Several years ago, I took my toddler son on tour with me. With an opera company. That may sound completely bonkers, and I don’t recommend it for the faint-of-heart, but we did it. I was a widowed mother, wanted to work for practical reasons, and needed to continue as a singer for other, not as easy to quantify, reasons…so my little man had to come along for the ride. Taking a small person with you on tour is interesting. It exaggerates the usual challenges of combining a performing career with motherhood (the irregular hours and sporadic income which make arranging childcare a creative patchwork of heroic proportions, for example) as well as intensifying the positive aspects and intangible benefits of raising a family whilst pursuing a career in the theatre.
I managed, with great difficulty, to book digs and local baby-sitters and child-minders for all the venues of the tour (with the invaluable advice from a married couple in the orchestra who also had occasion to tour with their progeny.) Somehow, my son and I both lived to tell the tale. And met a lot of interesting people along the way. And visited every museum, zoo, park, castle and charity shop in
. He had a separate
collection of ‘tour toys’ (acquired at aforementioned places) that lived in my
car and thus didn’t have to be packed and unpacked every time we left home. My son
developed an unnatural liking for museums and stately homes (all the suits of
armour, probably) (come to think of it, he REALLY likes ‘Horrible History’

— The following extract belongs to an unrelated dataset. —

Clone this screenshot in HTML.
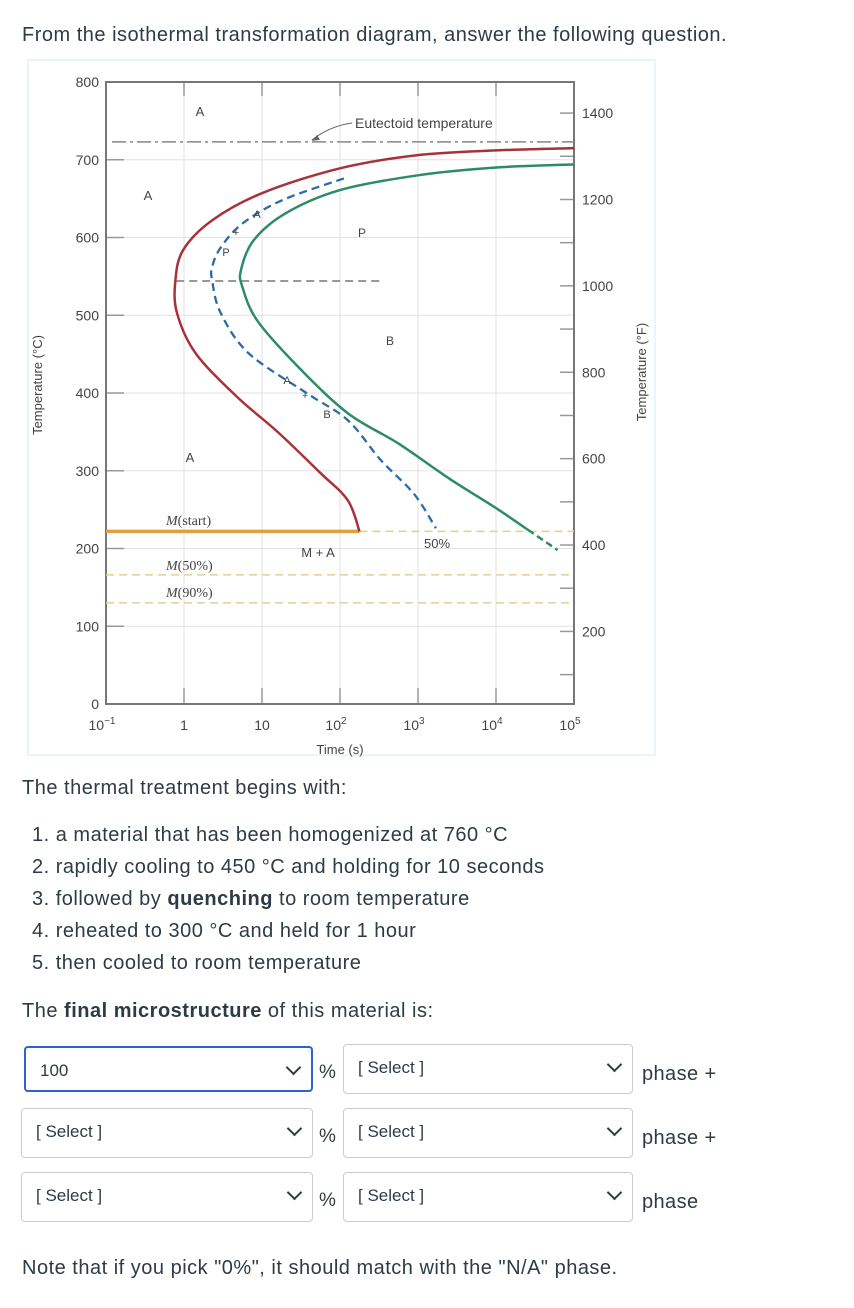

books now), learned sooner than most little ones how to sit still during meals,
use real cutlery (can’t always depend on finding child-friendly restaurants on
the road) and today could probably sing the entire score of The Magic Flute (if
he were so inclined…he prefers to play the guitar). Britain
Several years later, remarried, with my son now in school, and with a baby brother (and three step-siblings) to keep him company, I had the opportunity to tour with the same opera company, and retrace some of our journeys. It brought back strong memories of our little travelling family circus. Several of the same cities and venues were on the agenda, so I revisited the same museums and attractions, and even stayed in some of the same digs. It allowed me a unique window of perspective of my life as it is now compared to then, and to examine my memories of the time I travelled to these places with a toddler in tow. First things first: it was a lot easier. A lot. I spent the first week away from home, child-free, in a kind of stupor, not knowing what to do with myself. Don’t get me wrong, I had prepared: brought lots of books to read, my knitting…but mostly I retraced my steps, no push-chair in front of me this time. Specific memories, insights, and visits with old friends will be shared in future essays. For now, here are my top tips on touring, with or without children:
1. Charity shops are GREAT. You can get books to read in your digs or hotel room, wool to knit or crochet, gifts for the folks back home, clothes (pack lightly!) They are also endlessly entertaining. And cheap.
2. Many museums and art galleries are free, and also good for your process as an artist…look for inspiration. Public libraries are also good. Yes, you can’t check anything out as you’re not local, but you can read newspapers and periodicals for free (Opera magazine, anyone?), do some quiet study (sometimes digs can feel a bit claustrophobic), and they often sell off ‘redundant’ books VERY cheaply. 10p each. Not an exaggeration!
3. Parks, footpaths, walks, natural attractions…yes, you have a show to sing that evening, so take it easy (or save it for a day off), but don’t miss out on these aspects of your ‘working holiday.' Healthy, inspiring, and a definite fringe benefit of being on the road. Again, FREE! And the photos look great in your Facebook/Twitter timeline…
4. If a venue is in a big city or obvious tourist town, the iconic views are easy to find. But if the venue is a little more obscure, you might be surprised at a city’s ‘claim to fame.’ Check out the local history. Also, if your performance is part of a festival, go to other performances if time allows…lectures, workshops, lunchtime concerts and ‘fringe’ events are often free or very low cost.
5. Travelling with children brings the need for keeping costs down into sharp focus…however, even child-free singers need to bear in mind that spending all your free time on tour visiting the local high street shops and restaurants is a really nice way of coming home…with no fee! There is something irresistible about shopping while away from home. Call it the hunter-gatherer instinct, or the feeling of being on holiday, whatever: channel this urge into cheaper alternatives.
6. If your children stay safely at home while you tour, it can be tempting to buy expensive souvenirs and gifts out of guilt. Again, there are more thrifty, and thoughtful, alternatives: text/email photos or short videos of the sights, or better yet, of yourself: in your digs/in the theatre/in costume…be creative. Seeing where mummy/daddy is staying, what the show looks like, etc is very comforting. Some souvenirs cost nothing: a pretty pinecone, pebble, leaf, or freebies from the hotel/airline etc. (for the younger ones...the older ones see through this, unless they're working on a cool collection of air-sick bags!)